Chance meetings can lead to incredible results: for the two core members of Thus Owls, it has led not only to love, but also to almost a decade’s worth of music-making.
Comprised of husband and wife Erika and Simon Angell, Thus Owls have been performing since 2007 – initially as a quartet fronted by the Swedish-bred Erika before she had met Simon, who had been working as a guitarist for Patrick Watson and would eventually join the group after meeting Erika in Amsterdam while both were touring Europe – and have released three full-length LPs; the last of which was 2014’s Turning Rocks, which was long-listed for that year’s Polaris Music Prize.
This Thursday, the duo will be at the Gésu playing a show for Montréal en Lumière, which the duo are treating like a release show of sorts for their new EP Black Matter, released in November on Secret City Records. Both this show and their show in Toronto four days earlier will be their last for a while, as they are expecting their first child in early March.
“It’s the first big show we’ve done in a while in our hometown,” says Erika. “It’s also the first time that we’re able to play the music from that EP with strings and backup singers and everything that was arranged for the music, so it’s super exciting for us.”
Black Matter itself is a six-song mixture of very experimental, sometimes ominous-sounding indie pop with a visible influence of electronic music, with a heavy emphasis on synths this time around. Written largely over the course of two weeks while the duo had a residency in New York, influence for the EP came partially through experimental artists like Ben Frost and Daniel Bjarnason – the latter of whom collaborated on the EP – as well as shows and museums they went to during their stay.
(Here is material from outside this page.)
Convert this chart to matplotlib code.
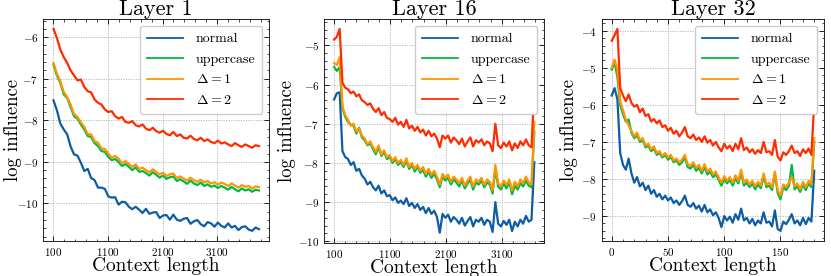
import numpy as np
import matplotlib
matplotlib.use("Agg")
import matplotlib.pyplot as plt
from matplotlib.ticker import AutoMinorLocator

# ---- data ----
titles = ["Layer 1", "Layer 16", "Layer 32"]
labels = ["normal", "uppercase", r"$\Delta = 1$", r"$\Delta = 2$"]
colors = ["#0C5DA5", "#00B945", "#FF9500", "#FF2C00"]
x_ranges = [(100, 3868), (100, 3680), (0, 180)]
xticks_l1_l16 = [100, 1100, 2100, 3100]

l1_normal = [-7.52, -7.76, -8.08, -8.22, -8.34, -8.63, -8.82, -8.85, -9.02, -9.22, -9.17, -9.39, -9.44,
             -9.62, -9.62, -9.65, -9.83, -9.86, -9.85, -10.03, -9.96, -9.97, -10.08, -10.14, -10.08,
             -10.15, -10.23, -10.13, -10.25, -10.22, -10.21, -10.35, -10.29, -10.28, -10.39, -10.27,
             -10.39, -10.42, -10.37, -10.35, -10.49, -10.43, -10.40, -10.50, -10.55, -10.45, -10.48,
             -10.56, -10.46, -10.54, -10.58, -10.48, -10.58, -10.54, -10.64, -10.57, -10.55, -10.63,
             -10.66, -10.58, -10.62]
l1_upper = [-6.66, -6.92, -7.10, -7.38, -7.46, -7.68, -7.90, -7.96, -8.10, -8.22, -8.38, -8.40, -8.55,
            -8.62, -8.74, -8.76, -8.88, -8.96, -8.93, -9.00, -9.10, -9.05, -9.12, -9.20, -9.13, -9.24,
            -9.22, -9.27, -9.33, -9.25, -9.31, -9.38, -9.33, -9.41, -9.37, -9.35, -9.46, -9.42, -9.47,
            -9.53, -9.45, -9.52, -9.56, -9.50, -9.58, -9.54, -9.60, -9.57, -9.63, -9.58, -9.62, -9.67,
            -9.60, -9.66, -9.71, -9.64, -9.69, -9.66, -9.72, -9.67, -9.69]
l1_d1 = [-6.62, -6.88, -7.06, -7.32, -7.44, -7.62, -7.85, -7.92, -8.05, -8.16, -8.33, -8.34, -8.50,
         -8.54, -8.68, -8.69, -8.80, -8.90, -8.86, -8.92, -9.03, -8.98, -9.05, -9.12, -9.06, -9.17,
         -9.14, -9.20, -9.25, -9.18, -9.24, -9.30, -9.26, -9.34, -9.30, -9.28, -9.39, -9.35, -9.40,
         -9.45, -9.38, -9.44, -9.48, -9.43, -9.50, -9.46, -9.52, -9.49, -9.55, -9.50, -9.53, -9.58,
         -9.52, -9.57, -9.62, -9.56, -9.60, -9.58, -9.64, -9.59, -9.61]
l1_d2 = [-5.80, -6.02, -6.30, -6.48, -6.62, -6.80, -6.92, -7.04, -7.02, -7.20, -7.30, -7.33, -7.50,
         -7.58, -7.62, -7.74, -7.80, -7.78, -7.90, -7.96, -7.92, -8.04, -8.06, -8.02, -8.12, -8.15,
         -8.10, -8.20, -8.24, -8.18, -8.26, -8.30, -8.25, -8.33, -8.36, -8.28, -8.38, -8.34, -8.42,
         -8.44, -8.37, -8.45, -8.48, -8.42, -8.50, -8.46, -8.52, -8.55, -8.49, -8.56, -8.53, -8.58,
         -8.62, -8.55, -8.60, -8.64, -8.58, -8.62, -8.66, -8.60, -8.62]

l16_normal = [-6.38, -6.22, -6.20, -7.70, -7.85, -7.90, -8.05, -7.98, -8.20, -8.15, -8.32, -8.40, -8.55,
              -8.48, -8.62, -8.70, -8.58, -8.78, -8.70, -8.85, -8.82, -8.95, -8.88, -9.02, -8.96, -9.05,
              -8.90, -9.10, -9.02, -9.15, -9.05, -9.20, -9.12, -9.28, -9.15, -9.30, -9.22, -9.38, -9.78,
              -9.30, -9.40, -9.32, -9.50, -9.38, -9.45, -9.55, -9.40, -9.60, -9.48, -9.38, -9.62, -9.45,
              -9.50, -9.40, -9.58, -9.45, -9.50, -9.76, -9.00, -9.55, -9.62, -9.48, -9.58, -9.45, -9.74,
              -9.50, -9.62, -9.45, -9.55, -9.35, -9.50, -9.45, -7.98]
l16_upper = [-5.55, -5.65, -5.55, -6.60, -6.82, -6.95, -7.02, -7.05, -7.25, -7.10, -7.35, -7.42, -7.55,
             -7.50, -7.65, -7.78, -7.60, -7.82, -7.72, -7.90, -7.85, -8.00, -7.90, -8.05, -7.98, -8.10,
             -7.95, -8.15, -8.05, -8.22, -8.10, -8.25, -8.18, -8.35, -8.22, -8.38, -8.28, -8.42, -8.62,
             -8.35, -8.45, -8.38, -8.55, -8.42, -8.50, -8.60, -8.45, -8.65, -8.52, -8.42, -8.68, -8.50,
             -8.55, -8.45, -8.62, -8.50, -8.55, -8.78, -8.15, -8.60, -8.68, -8.52, -8.65, -8.48, -8.80,
             -8.58, -8.68, -8.52, -8.60, -8.45, -8.58, -8.62, -7.20]
l16_d1 = [-5.45, -5.50, -5.30, -6.55, -6.78, -6.90, -7.05, -7.00, -7.20, -7.12, -7.30, -7.38, -7.52,
          -7.45, -7.60, -7.72, -7.55, -7.78, -7.68, -7.85, -7.80, -7.95, -7.85, -8.00, -7.92, -8.05,
          -7.88, -8.10, -8.00, -8.15, -8.05, -8.20, -8.10, -8.28, -8.15, -8.30, -8.20, -8.35, -8.55,
          -8.28, -8.38, -8.30, -8.48, -8.35, -8.42, -8.52, -8.38, -8.58, -8.45, -8.35, -8.60, -8.42,
          -8.48, -8.38, -8.56, -8.42, -8.48, -8.70, -8.05, -8.52, -8.60, -8.45, -8.56, -8.42, -8.70,
          -8.48, -8.60, -8.42, -8.52, -8.35, -8.50, -8.55, -6.95]
l16_d2 = [-4.85, -4.78, -4.58, -5.95, -6.08, -6.12, -6.22, -6.18, -6.30, -6.25, -6.40, -6.45, -6.52,
          -6.48, -6.62, -6.70, -6.60, -6.78, -6.70, -6.85, -6.88, -6.95, -6.85, -7.02, -6.95, -7.08,
          -6.90, -7.12, -7.05, -7.18, -7.08, -7.22, -7.15, -7.30, -7.18, -7.32, -7.25, -7.38, -7.60,
          -7.30, -7.38, -7.30, -7.48, -7.35, -7.42, -7.52, -7.38, -7.58, -7.45, -7.35, -7.58, -7.42,
          -7.48, -7.40, -7.55, -7.45, -7.50, -7.70, -7.00, -7.55, -7.62, -7.48, -7.58, -7.45, -7.68,
          -7.50, -7.62, -7.45, -7.55, -7.40, -7.55, -7.60, -6.10]

l32_normal = [-5.75, -5.55, -5.85, -7.30, -7.62, -7.75, -7.45, -7.85, -8.10, -7.95, -8.20, -8.10, -8.30,
              -8.18, -8.40, -8.30, -8.48, -8.40, -8.55, -8.45, -8.58, -8.50, -8.65, -8.58, -8.70, -8.60,
              -8.45, -8.70, -8.75, -8.65, -8.80, -8.72, -8.88, -8.70, -8.90, -8.82, -8.98, -8.90, -9.05,
              -9.30, -9.00, -9.12, -9.02, -9.18, -8.95, -9.10, -8.80, -9.12, -9.05, -9.20, -9.08, -9.25,
              -9.12, -9.20, -8.90, -9.18, -9.15, -9.28, -8.85, -9.35, -9.40, -9.15, -9.22, -9.10, -8.95,
              -9.20, -9.12, -9.25, -9.05, -9.22, -9.05, -9.15, -7.78]
l32_upper = [-5.05, -4.85, -5.25, -6.00, -6.25, -6.45, -6.40, -6.75, -6.90, -6.82, -7.00, -6.95, -7.15,
             -7.10, -7.25, -7.18, -7.35, -7.30, -7.42, -7.35, -7.48, -7.40, -7.55, -7.50, -7.62, -7.55,
             -7.42, -7.68, -7.72, -7.62, -7.78, -7.70, -7.85, -7.68, -7.88, -7.80, -7.95, -7.88, -8.02,
             -8.18, -8.00, -8.12, -8.02, -8.18, -7.98, -8.12, -7.82, -8.18, -8.10, -8.22, -8.12, -8.28,
             -8.15, -8.25, -7.92, -8.22, -8.18, -8.30, -7.85, -8.38, -8.55, -8.22, -8.30, -8.18, -7.62,
             -8.28, -8.20, -8.35, -8.15, -8.30, -8.12, -8.22, -7.00]
l32_d1 = [-5.00, -4.78, -5.05, -5.90, -6.15, -6.40, -6.55, -6.70, -6.85, -6.75, -6.95, -6.90, -7.10,
          -7.05, -7.20, -7.12, -7.30, -7.25, -7.38, -7.30, -7.42, -7.35, -7.50, -7.45, -7.55, -7.48,
          -7.35, -7.60, -7.65, -7.55, -7.70, -7.62, -7.78, -7.60, -7.80, -7.72, -7.88, -7.80, -7.95,
          -8.10, -7.92, -8.05, -7.95, -8.10, -7.90, -8.05, -7.75, -8.10, -8.02, -8.15, -8.05, -8.20,
          -8.08, -8.18, -7.85, -8.15, -8.10, -8.22, -7.80, -8.30, -8.45, -8.15, -8.22, -8.10, -7.95,
          -8.20, -8.12, -8.28, -8.08, -8.22, -8.05, -8.15, -6.90]
l32_d2 = [-4.27, -4.12, -3.95, -5.55, -5.75, -5.90, -5.72, -5.95, -6.05, -6.00, -6.20, -6.10, -6.30,
          -6.25, -6.45, -6.38, -6.50, -6.42, -6.60, -6.55, -6.70, -6.62, -6.78, -6.70, -6.85, -6.75,
          -6.60, -6.85, -6.90, -6.80, -6.95, -6.88, -7.00, -6.85, -7.02, -6.95, -7.10, -7.00, -7.15,
          -7.25, -7.05, -7.18, -7.10, -7.25, -7.05, -7.20, -6.90, -7.22, -7.15, -7.28, -7.20, -7.32,
          -7.22, -7.30, -7.00, -7.28, -7.25, -7.35, -6.95, -7.40, -7.50, -7.28, -7.35, -7.25, -7.10,
          -7.30, -7.25, -7.38, -7.20, -7.30, -7.18, -7.35, -5.95]

panels = [
    [l1_normal, l1_upper, l1_d1, l1_d2],
    [l16_normal, l16_upper, l16_d1, l16_d2],
    [l32_normal, l32_upper, l32_d1, l32_d2],
]

# ---- style (science-like) ----
plt.rcParams.update({
    "font.family": "serif",
    "font.serif": ["cmr10", "DejaVu Serif"],
    "mathtext.fontset": "cm",
    "axes.formatter.use_mathtext": True,
    "axes.unicode_minus": True,
    "axes.linewidth": 0.6,
    "xtick.direction": "in",
    "ytick.direction": "in",
    "xtick.top": True,
    "ytick.right": True,
    "xtick.major.size": 3.5,
    "ytick.major.size": 3.5,
    "xtick.minor.size": 1.8,
    "ytick.minor.size": 1.8,
    "xtick.major.width": 0.6,
    "ytick.major.width": 0.6,
    "xtick.minor.width": 0.5,
    "ytick.minor.width": 0.5,
    "xtick.labelsize": 8,
    "ytick.labelsize": 8,
})

fig = plt.figure(figsize=(8.31, 2.76), dpi=100)
positions = [
    [0.052, 0.127, 0.272, 0.805],
    [0.390, 0.120, 0.265, 0.812],
    [0.724, 0.127, 0.268, 0.805],
]
ylabel_x = [-0.093, -0.127, -0.108]

for k in range(3):
    ax = fig.add_axes(positions[k])
    x0, x1 = x_ranges[k]
    for ys, lab, c in zip(panels[k], labels, colors):
        xs = np.linspace(x0, x1, len(ys))
        ax.plot(xs, ys, color=c, lw=1.6, label=lab)
    if k < 2:
        ax.set_xticks(xticks_l1_l16)
    ax.xaxis.set_minor_locator(AutoMinorLocator())
    ax.yaxis.set_minor_locator(AutoMinorLocator())
    ax.grid(True, which="major", color="#b0b0b0", ls=(0, (1.5, 1.5)), lw=0.6)
    ax.set_title(titles[k], fontsize=16, pad=2)
    ax.set_xlabel("Context length", fontsize=14)
    ax.set_ylabel("log influence", fontsize=13.5)
    ax.xaxis.set_label_coords(0.5, -0.07)
    ax.yaxis.set_label_coords(ylabel_x[k], 0.5)
    leg = ax.legend(loc="upper right", fontsize=10, handlelength=2.6, borderpad=0.5,
                    labelspacing=0.55, handletextpad=0.9, framealpha=1, edgecolor="#cccccc",
                    fancybox=True)
    for h in leg.get_lines():
        h.set_linewidth(1.3)

fig.savefig("out.png", dpi=100)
Musically, the EP came partially through the two wanting to get out the more avant-garde side of the music they’ve been listening to, in addition to being a sort of “offspring” of their previous bodies of work.
“There was a longing and a need enough to do something in a different kind of musical lane that is also who we are, but that we haven’t maybe expressed through Thus Owls before,” she says. “We just wanted to create a little collaborative album – ourselves and a few musicians that we really enjoy and we like to work with: Liam O’Neill from Suuns and Daniel Bjarnason from Iceland who worked on our string arrangements. It was so much fun; it was very spontaneous and super important for us, but a very natural process.”
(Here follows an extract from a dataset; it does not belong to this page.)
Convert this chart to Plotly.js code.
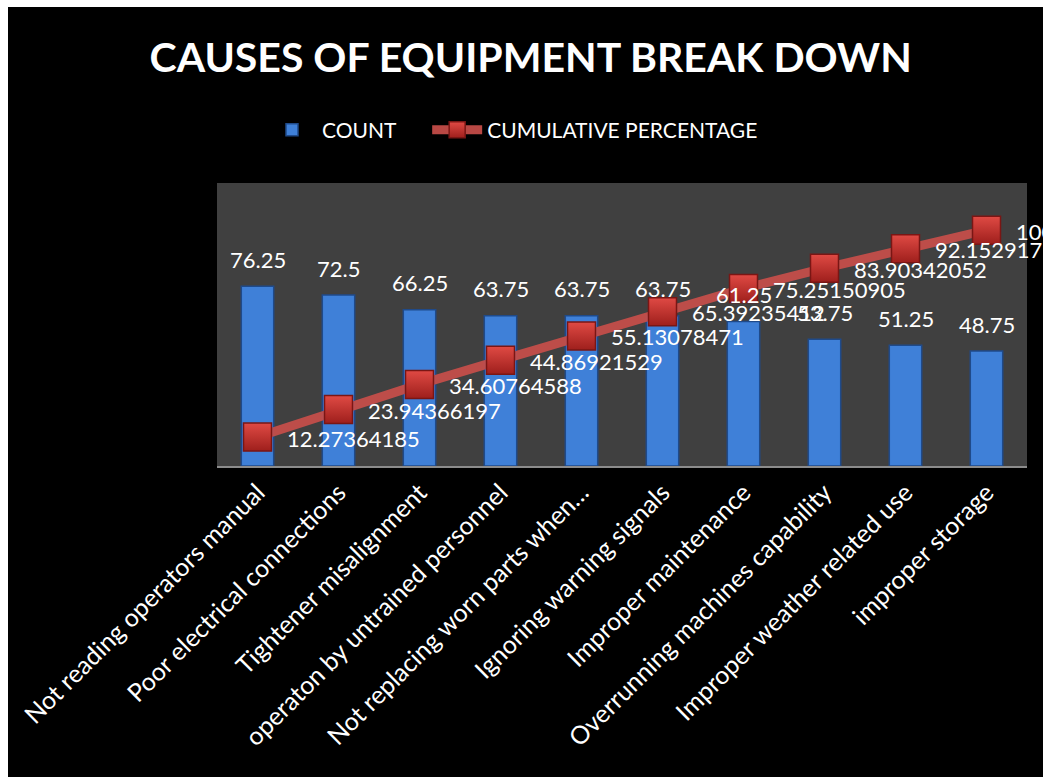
<!DOCTYPE html>
<html>
<head>
<meta charset="utf-8">
<script src="https://cdn.plot.ly/plotly-3.0.1.min.js"></script>
<style>
html,body{margin:0;padding:0;background:#ffffff;width:1043px;height:777px;overflow:hidden;}
#chart{position:absolute;left:8px;top:7px;width:1035px;height:770px;background:#000;}
</style>
</head>
<body>
<div id="chart"></div>
<script>
const categories = [
  "Not reading operators manual",
  "Poor electrical connections",
  "Tightener misalignment",
  "operaton by untrained personnel",
  "Not replacing worn parts when…",
  "Ignoring warning signals",
  "Improper maintenance",
  "Overrunning machines capability",
  "Improper weather related use",
  "improper storage"
];
const countValues = [76.25, 72.5, 66.25, 63.75, 63.75, 63.75, 61.25, 53.75, 51.25, 48.75];
const cumulativePercentage = [12.27364185, 23.94366197, 34.60764588, 44.86921529, 55.13078471,
  65.39235412, 75.25150905, 83.90342052, 92.15291751, 100];
const countLabels = ["76.25", "72.5", "66.25", "63.75", "63.75", "63.75", "61.25", "53.75", "51.25", "48.75"];
const cumulativeLabels = ["12.27364185", "23.94366197", "34.60764588", "44.86921529", "55.13078471",
  "65.39235412", "75.25150905", "83.90342052", "92.15291751", "100"];

const FONT = "Lato, 'Open Sans', sans-serif";

const barTrace = {
  type: "bar",
  name: "COUNT",
  legend: "legend",
  x: categories,
  y: countValues,
  marker: {color: "#3f80d8", line: {color: "#1f4a8a", width: 1.5}},
  hoverinfo: "x+y"
};
const lineTrace = {
  type: "scatter",
  mode: "lines+markers",
  name: "CUMULATIVE PERCENTAGE",
  legend: "legend2",
  x: categories,
  y: cumulativePercentage,
  yaxis: "y2",
  line: {color: "rgba(200,78,74,0.92)", width: 9},
  marker: {
    symbol: "square",
    size: 28,
    color: "#e04a44",
    gradient: {type: "vertical", color: "#9e1f1c"},
    line: {color: "#7a1614", width: 1.5}
  },
  hoverinfo: "x+y"
};

const annotations = [];
categories.forEach((c, i) => {
  annotations.push({
    x: c, y: countValues[i], xref: "x", yref: "y",
    text: countLabels[i], showarrow: false,
    xanchor: "center", yanchor: "middle", yshift: 27,
    font: {family: FONT, size: 22, color: "#ffffff"}
  });
  annotations.push({
    x: c, y: cumulativePercentage[i], xref: "x", yref: "y2",
    text: cumulativeLabels[i], showarrow: false,
    xanchor: "left", yanchor: "middle", xshift: 27, yshift: -1,
    font: {family: FONT, size: 22, color: "#ffffff"}
  });
});

const legendBase = {
  orientation: "h",
  xref: "container", yref: "container",
  xanchor: "left",
  y: 0.84, yanchor: "middle",
  font: {family: FONT, size: 21, color: "#ffffff"},
  bgcolor: "rgba(0,0,0,0)",
  itemwidth: 50
};

const layout = {
  width: 1035,
  height: 770,
  paper_bgcolor: "#000000",
  plot_bgcolor: "#404040",
  margin: {l: 209, r: 16, t: 176, b: 311},
  title: {
    text: "<b>CAUSES OF EQUIPMENT BREAK DOWN</b>",
    font: {family: FONT, size: 41, color: "#ffffff"},
    x: 0.505, xanchor: "center",
    y: 0.934, yanchor: "middle"
  },
  showlegend: true,
  legend: Object.assign({}, legendBase, {x: 0.2454}),
  legend2: Object.assign({}, legendBase, {x: 0.405}),
  bargap: 0.6,
  xaxis: {
    type: "category",
    range: [-0.5, 9.5],
    tickangle: -45,
    tickfont: {family: FONT, size: 25, color: "#ffffff"},
    showline: true,
    linecolor: "#8c8c8c",
    linewidth: 2,
    ticks: "",
    showgrid: false,
    zeroline: false
  },
  yaxis: {
    range: [0, 120],
    showticklabels: false,
    showgrid: false,
    zeroline: false,
    showline: false,
    ticks: ""
  },
  yaxis2: {
    range: [0, 120],
    overlaying: "y",
    side: "right",
    showticklabels: false,
    showgrid: false,
    zeroline: false,
    showline: false,
    ticks: ""
  },
  annotations: annotations
};

Plotly.newPlot("chart", [barTrace, lineTrace], layout, {displayModeBar: false, responsive: false});
</script>
</body>
</html>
The inspiration for certain songs also came through unconventional circumstances – for example, the title track was borne in part from an iPhone-recorded drum riff sent from drummer Stefan Schneider to Erika and Simon, which the two then wrote music over. Regardless of how each song came together, it’s an effort that may have been created with a more relaxed attitude this time around.
“I think [with] an EP, you don’t have the same heavy image of a whole record in front of you,” she adds. “When you create it, it’s more just for the fun of it or the inspiration. It’s different mentally somehow, and the whole process of it was very easy. It’s different than Thus Owls might have sounded before, but at the same time, it’s very much our songwriting that shines through.”
In terms of what Black Matter means to her from a personal standpoint, Erika says it’s a bit like a wrap-up of the experience she had moving to Canada from Sweden, and “coming out on the other side” after overcoming the phase of adapting to a new country and environment.
“It’s a little bit like starting high school, coming to a new country like ‘who am I here? Who will be?’, feeling insecure and all that,” she says. “I felt that I set my feet down properly around the time when these lyrics came together, and that I could be all of me here.”